著作権法上、被写体を撮影した写真は、被写体とは別個に著作物としての保護を受けます(著作権法10条8号)。この場合、写真を撮影した者が著作者となります。ただし、写真にも、さまざまなものがあり、アングルの工夫など写真そのものに創作性が認められない場合には、著作物として保護の対象にはなりません。そこで、例えば被写体をそのまま平面的に写し取っただけの写真や証明写真などには著作権が認められにくいといえます。

Webサイトのレイアウトと配色

 著作権の定義として、「著作物 思想又は感情を創作的に表現したものであつて、文芸、学術、美術又は音楽の範囲に属するものをいう。」とあり、レイアウトは「“創作的に表現”」したものではなく「アイディア、手法」と解釈されます。レイアウトを真似しても著作権では問題ありません。同様に配色を真似しても問題ありません。ただし、CI(コーポレート・アイデンティティ)の観点から競合他社の「著名表示の不正行為」にあたる可能性は少なからずあるので、インスパイヤー程度で留めておくことが懸命です。

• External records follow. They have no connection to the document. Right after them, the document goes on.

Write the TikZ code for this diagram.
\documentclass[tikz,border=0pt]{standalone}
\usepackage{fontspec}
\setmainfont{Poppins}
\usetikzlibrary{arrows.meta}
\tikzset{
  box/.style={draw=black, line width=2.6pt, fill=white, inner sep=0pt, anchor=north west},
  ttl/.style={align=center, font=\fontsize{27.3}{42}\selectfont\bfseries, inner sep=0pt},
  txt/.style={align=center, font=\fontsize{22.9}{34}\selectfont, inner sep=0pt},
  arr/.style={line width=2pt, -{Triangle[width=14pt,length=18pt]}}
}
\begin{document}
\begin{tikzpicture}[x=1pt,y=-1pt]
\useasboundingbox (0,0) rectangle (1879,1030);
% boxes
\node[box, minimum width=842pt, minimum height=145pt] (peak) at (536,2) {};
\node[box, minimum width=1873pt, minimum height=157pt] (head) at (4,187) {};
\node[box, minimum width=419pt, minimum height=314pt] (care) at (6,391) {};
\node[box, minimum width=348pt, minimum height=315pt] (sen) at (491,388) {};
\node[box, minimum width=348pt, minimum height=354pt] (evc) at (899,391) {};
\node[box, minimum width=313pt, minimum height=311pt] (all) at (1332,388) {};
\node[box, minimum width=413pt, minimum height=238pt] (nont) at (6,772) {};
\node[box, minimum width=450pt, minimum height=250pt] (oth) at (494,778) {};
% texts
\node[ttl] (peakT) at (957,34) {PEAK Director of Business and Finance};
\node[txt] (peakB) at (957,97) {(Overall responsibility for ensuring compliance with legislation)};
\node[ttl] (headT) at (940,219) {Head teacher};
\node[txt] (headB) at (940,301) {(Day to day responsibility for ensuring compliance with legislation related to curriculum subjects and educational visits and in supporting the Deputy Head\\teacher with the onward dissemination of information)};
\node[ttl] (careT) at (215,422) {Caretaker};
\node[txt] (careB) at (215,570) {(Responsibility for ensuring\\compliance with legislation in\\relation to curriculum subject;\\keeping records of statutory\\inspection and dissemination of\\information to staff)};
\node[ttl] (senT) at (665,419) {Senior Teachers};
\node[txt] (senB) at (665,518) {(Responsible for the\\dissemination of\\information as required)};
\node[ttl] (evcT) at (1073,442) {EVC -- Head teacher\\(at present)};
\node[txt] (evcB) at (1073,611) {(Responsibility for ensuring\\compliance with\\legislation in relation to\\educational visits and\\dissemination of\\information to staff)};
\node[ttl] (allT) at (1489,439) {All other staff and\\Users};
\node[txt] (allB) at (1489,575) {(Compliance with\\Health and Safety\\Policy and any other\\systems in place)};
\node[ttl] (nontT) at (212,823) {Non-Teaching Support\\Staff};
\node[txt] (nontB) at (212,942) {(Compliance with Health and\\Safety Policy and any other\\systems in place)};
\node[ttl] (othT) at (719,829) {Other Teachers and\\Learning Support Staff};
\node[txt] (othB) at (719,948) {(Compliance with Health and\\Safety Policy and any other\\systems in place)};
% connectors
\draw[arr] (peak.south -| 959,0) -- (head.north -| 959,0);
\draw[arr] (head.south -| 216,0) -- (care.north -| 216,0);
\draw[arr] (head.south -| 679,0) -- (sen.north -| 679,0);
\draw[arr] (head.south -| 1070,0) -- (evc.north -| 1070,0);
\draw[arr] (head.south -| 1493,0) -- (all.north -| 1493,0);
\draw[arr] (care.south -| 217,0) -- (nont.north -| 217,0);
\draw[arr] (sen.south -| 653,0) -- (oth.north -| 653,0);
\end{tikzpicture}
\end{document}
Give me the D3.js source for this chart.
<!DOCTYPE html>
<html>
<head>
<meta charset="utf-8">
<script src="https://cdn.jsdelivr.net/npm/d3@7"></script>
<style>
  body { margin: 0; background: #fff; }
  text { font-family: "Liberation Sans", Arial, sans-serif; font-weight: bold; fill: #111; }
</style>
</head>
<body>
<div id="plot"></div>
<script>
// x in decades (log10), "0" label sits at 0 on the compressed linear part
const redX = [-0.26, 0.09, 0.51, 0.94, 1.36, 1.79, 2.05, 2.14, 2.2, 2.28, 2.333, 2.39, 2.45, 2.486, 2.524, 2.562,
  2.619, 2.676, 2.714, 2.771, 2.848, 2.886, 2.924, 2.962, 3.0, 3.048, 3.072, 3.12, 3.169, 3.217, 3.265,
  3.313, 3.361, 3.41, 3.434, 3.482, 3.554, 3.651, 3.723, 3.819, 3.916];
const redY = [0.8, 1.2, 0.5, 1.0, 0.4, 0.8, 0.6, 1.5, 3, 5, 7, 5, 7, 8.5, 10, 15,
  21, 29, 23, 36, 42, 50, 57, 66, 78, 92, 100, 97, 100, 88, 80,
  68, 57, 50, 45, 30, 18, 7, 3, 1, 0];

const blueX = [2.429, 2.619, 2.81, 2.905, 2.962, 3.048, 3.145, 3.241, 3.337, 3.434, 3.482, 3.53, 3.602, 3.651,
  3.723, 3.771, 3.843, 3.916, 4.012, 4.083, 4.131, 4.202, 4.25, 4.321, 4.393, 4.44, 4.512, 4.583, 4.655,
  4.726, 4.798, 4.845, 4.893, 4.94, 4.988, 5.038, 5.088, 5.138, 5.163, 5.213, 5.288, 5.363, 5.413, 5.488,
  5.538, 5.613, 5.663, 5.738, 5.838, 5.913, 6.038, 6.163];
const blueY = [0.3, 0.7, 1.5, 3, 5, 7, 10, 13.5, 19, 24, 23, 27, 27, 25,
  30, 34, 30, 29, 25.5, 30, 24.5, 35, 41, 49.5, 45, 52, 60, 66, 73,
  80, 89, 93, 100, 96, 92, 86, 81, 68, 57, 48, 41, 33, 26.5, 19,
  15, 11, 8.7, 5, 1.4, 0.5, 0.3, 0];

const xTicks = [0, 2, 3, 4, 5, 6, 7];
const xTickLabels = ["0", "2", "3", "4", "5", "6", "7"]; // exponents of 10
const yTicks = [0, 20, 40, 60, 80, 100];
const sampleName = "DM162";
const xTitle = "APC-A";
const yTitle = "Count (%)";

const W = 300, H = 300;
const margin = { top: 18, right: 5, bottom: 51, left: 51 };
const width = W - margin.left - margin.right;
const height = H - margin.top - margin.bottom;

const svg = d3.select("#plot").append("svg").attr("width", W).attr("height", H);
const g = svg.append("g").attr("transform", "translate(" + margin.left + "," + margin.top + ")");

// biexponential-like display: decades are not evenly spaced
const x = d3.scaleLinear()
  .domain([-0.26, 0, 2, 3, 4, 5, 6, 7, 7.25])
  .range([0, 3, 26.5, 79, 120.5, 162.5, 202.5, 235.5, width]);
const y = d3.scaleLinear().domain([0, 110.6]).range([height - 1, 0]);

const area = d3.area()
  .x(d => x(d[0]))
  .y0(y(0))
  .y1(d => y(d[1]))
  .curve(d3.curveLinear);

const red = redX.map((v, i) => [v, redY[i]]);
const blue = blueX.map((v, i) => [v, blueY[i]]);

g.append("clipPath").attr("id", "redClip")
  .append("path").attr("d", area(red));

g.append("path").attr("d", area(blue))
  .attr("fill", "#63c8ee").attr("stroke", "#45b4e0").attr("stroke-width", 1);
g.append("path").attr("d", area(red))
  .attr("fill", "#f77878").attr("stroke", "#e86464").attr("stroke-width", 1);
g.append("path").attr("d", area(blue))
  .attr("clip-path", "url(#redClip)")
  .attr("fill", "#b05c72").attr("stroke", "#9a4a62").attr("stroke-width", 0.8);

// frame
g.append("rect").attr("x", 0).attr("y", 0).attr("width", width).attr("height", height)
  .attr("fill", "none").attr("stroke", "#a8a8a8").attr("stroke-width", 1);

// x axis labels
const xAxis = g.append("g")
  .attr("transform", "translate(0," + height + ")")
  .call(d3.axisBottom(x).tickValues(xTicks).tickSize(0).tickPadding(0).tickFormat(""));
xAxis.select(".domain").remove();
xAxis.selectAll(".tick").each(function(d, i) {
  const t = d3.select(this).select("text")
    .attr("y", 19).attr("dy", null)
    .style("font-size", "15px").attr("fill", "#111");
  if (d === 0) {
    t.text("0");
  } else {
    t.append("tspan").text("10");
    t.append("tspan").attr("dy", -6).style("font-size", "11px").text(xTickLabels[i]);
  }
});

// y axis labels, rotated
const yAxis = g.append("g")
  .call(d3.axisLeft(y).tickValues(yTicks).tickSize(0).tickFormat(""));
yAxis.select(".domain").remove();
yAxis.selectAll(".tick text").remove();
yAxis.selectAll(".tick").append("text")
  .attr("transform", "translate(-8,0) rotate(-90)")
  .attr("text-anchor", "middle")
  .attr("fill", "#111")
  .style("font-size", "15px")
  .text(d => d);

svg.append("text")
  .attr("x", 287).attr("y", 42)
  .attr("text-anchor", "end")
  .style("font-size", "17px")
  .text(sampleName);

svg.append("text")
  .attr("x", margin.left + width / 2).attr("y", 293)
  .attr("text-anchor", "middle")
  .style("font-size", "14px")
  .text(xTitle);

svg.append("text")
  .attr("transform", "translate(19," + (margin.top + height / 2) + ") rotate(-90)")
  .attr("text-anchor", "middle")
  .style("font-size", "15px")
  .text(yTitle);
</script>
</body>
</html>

有名な建造物をデザインに使用、またはトレースを行う場合

例えば、スカイツリーなど有名な建造物をデザインに使用したり、トレースを行うのは可能です。これは著作権法で、


美術の著作物でその原作品が前条第二項に規定する屋外の場所に恒常的に設置されているもの又は建築の著作物は、次に掲げる場合を除き、いずれの方法によるかを問わず、利用することができる。(著作権法 第四十六条)

 

ここでの「前条第二項に規定する屋外」とは、街路、公園その他一般公衆に開放されている屋外の場所又は建造物の外壁その他一般公衆の見やすい屋外の場所を示します。すなわちスカイツリー以外にも、彫刻や絵画でも恒常的に設置される建物や展示物に関して、それを使用してデザインを行うことができます。

ただし、その建物が販売されている場合や、一時的な屋外のイベント、展示の場合はこれに当てはまりませんので、気を付ける必要があります。

写真を元にトレースし、イラストを制作する場合があると思います。著作権が発生している写真をイラスト化すると、複製行為にあたり、「複製権」侵害になります。

写真を元にトレースする場合は、自分で撮影した写真、または著作権が消滅している写真を利用する必要があります。